Sandwich Sunday – Corky’s Kitchen & Bakery, Ladera Ranch CA

One of the disadvantages of living in South Orange County, CA is that most things tend to be closed by 11pm. Between that, and working the dinner shifts at a restaurant, I don’t get to try as many places as I’d like to. There are a handful of 24 hour places around here, but there aren’t many. Somewhere in the middle of nowhere is a place called Ladera Ranch, where many new families settle to raise their young children and try to live a quiet life. I lived here with my family when I first started college, and it was immensely boring, but incredibly safe. Having the fucked up schedule that I do, I tend not to go to bed until 4 or 5 A.M. leaving a couple of hours to lolligag after work. I went to the gym nearby after dropping off a friend a couple years ago only to find that a 24 hour restaurant had opened up in sleepy ass Ladera Ranch called Corky’s Kitchen & Bakery. It soon became a somewhat regular place for my friends & I to go, because the only other places nearby was a Denny’s (and that gets boring). First and foremost, I want to draw attention to how creepy Grandma Corky is:

Nothing against Grandma Corky, but that imagine haunts my nightmares. But I enjoy the pie here enough to suffer through my fears of the logo, a jonesing for a slice of pumpkin pie is my sword & shield against this demon faced grandma logo. Hell, even the kid’s logo scares the shit out of me:

That Doily neck thing is off putting too, I don’t know what it’s called and I don’t care to know. It’s scary.

Now I’ve never tried their food at normal “human hours” (11a.m. to 10p.m.) so I can’t say much about that, but I found that I only really crave this place after midnight while carting around my friends who are sober enough to speak & act somewhat normally.
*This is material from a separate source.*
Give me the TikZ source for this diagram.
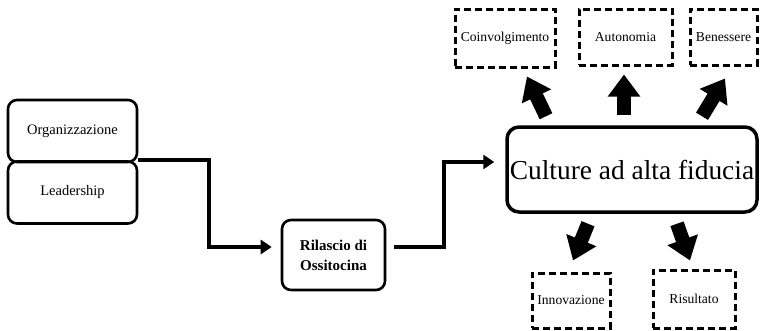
\documentclass[tikz,border=0pt]{standalone}
\usepackage{fontspec}
\setmainfont{Liberation Serif}
\usetikzlibrary{arrows.meta,calc}

\tikzset{
  solidbox/.style={draw,line width=2.6pt,rounded corners=9pt,inner sep=0pt,align=center},
  dashbox/.style={draw,line width=3pt,dash pattern=on 7pt off 4pt,inner sep=0pt,font=\fontsize{13.6}{16}\selectfont},
  flow/.style={line width=4pt,-{Triangle[length=11pt,width=14pt]}},
  bigarrow/.style={line width=14pt,-{Triangle[length=22pt,width=31pt]}}
}

\begin{document}
\begin{tikzpicture}[x=1pt,y=-1pt]
\useasboundingbox (0,0) rectangle (760,330);

\node[solidbox,minimum width=129pt,minimum height=62pt,font=\fontsize{14.5}{17}\selectfont] (org) at (72.5,131) {Organizzazione};
\node[solidbox,minimum width=129pt,minimum height=62pt,font=\fontsize{14.5}{17}\selectfont] (lead) at (72.5,192.5) {Leadership};
\node[solidbox,minimum width=103pt,minimum height=70pt,font=\bfseries\fontsize{15}{20}\selectfont] (ril) at (333.5,255) {Rilascio di\\Ossitocina};
\node[solidbox,line width=3.5pt,rounded corners=12pt,minimum width=250pt,minimum height=85pt,font=\fontsize{27.4}{30}\selectfont] (cult) at (632,169.5) {Culture ad alta fiducia};

\node[dashbox,minimum width=100pt,minimum height=58pt] (coin) at (505,38) {Coinvolgimento};
\node[dashbox,minimum width=93pt,minimum height=56pt] (auto) at (625.5,37) {Autonomia};
\node[dashbox,minimum width=67pt,minimum height=56pt] (ben) at (723.5,37) {Benessere};
\node[dashbox,minimum width=78pt,minimum height=55pt] (inn) at (571,300.5) {Innovazione};
\node[dashbox,minimum width=82pt,minimum height=58pt] (ris) at (694,299) {Risultato};

\draw[flow] (lead.north east) -- ++(71,0) |- ($(ril.west)+(-9,-8)$);
\draw[flow] ($(ril.east)+(8,-8)$) -- ++(50,0) |- ($(cult.west)+(-11,-7.5)$);

\draw[bigarrow] ($(cult.north)+(-86,-9)$) -- ($(coin.south)+(22,8)$);
\draw[bigarrow] ($(cult.north)+(-8,-10)$) -- ($(auto.south)+(-1.5,8)$);
\draw[bigarrow] ($(cult.north)+(70,-9)$) -- ($(ben.south)+(1.5,12)$);
\draw[bigarrow] ($(cult.south)+(-44,10)$) -- ($(inn.north)+(2,-11)$);
\draw[bigarrow] ($(cult.south)+(45,10)$) -- ($(ris.north)+(-4,-8)$);
\end{tikzpicture}
\end{document}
It was 2a.m. and I had just gotten out of the gym, and I decided that I wanted to ruin my workout by having a meatloaf sandwich (with a salad and a diet coke, I need to maintain my girlish figure) .

I’ll be the first to say that when I hear the word “meatloaf” I usually don’t think “appetizing” I usually think:

I’ve never been one to crave meatloaf nor have I ever been one to refuse it. I think the term “loaf” is one of the most unappetizing words in food, I’m sure there are plenty of others, but I care not to find them at this moment. I went for an open-faced meatloaf sandwich because I haven’t had meatloaf in probably 5 or 6 years and I wanted to remember what it was like. It came on some buttered & toasted french roll and was drenched in gravy, with a side of cranberry sauce (the canned kind, a classic Thanksgiving side dish & my safety net for those annoying Friendsgiving celebrations; I’m pretty sure those lines made from the sides of the can are flavor ridges) and some mashed potatoes that were also swimming in gravy.

When it came out, I thought someone brought me a complimentary chocolate donut (imagine my surprise when I dipped it in milk and ate it). I wasn’t expecting much to be honest, it’s a simple dish that I ordered at 2a.m. while watching a drunk couple trying not to doze off in their pancakes. It didn’t disappoint, the meatloaf was what I expected from an easy comfort dish smothered in gravy. The potatoes were nice, and the flavor ridges in the canned cranberry sauce reminded me of waking up at 3p.m. realizing that I forgot to make something for Jeff’s Thanksgiving Potluck & Super Smash Bros extravaganza.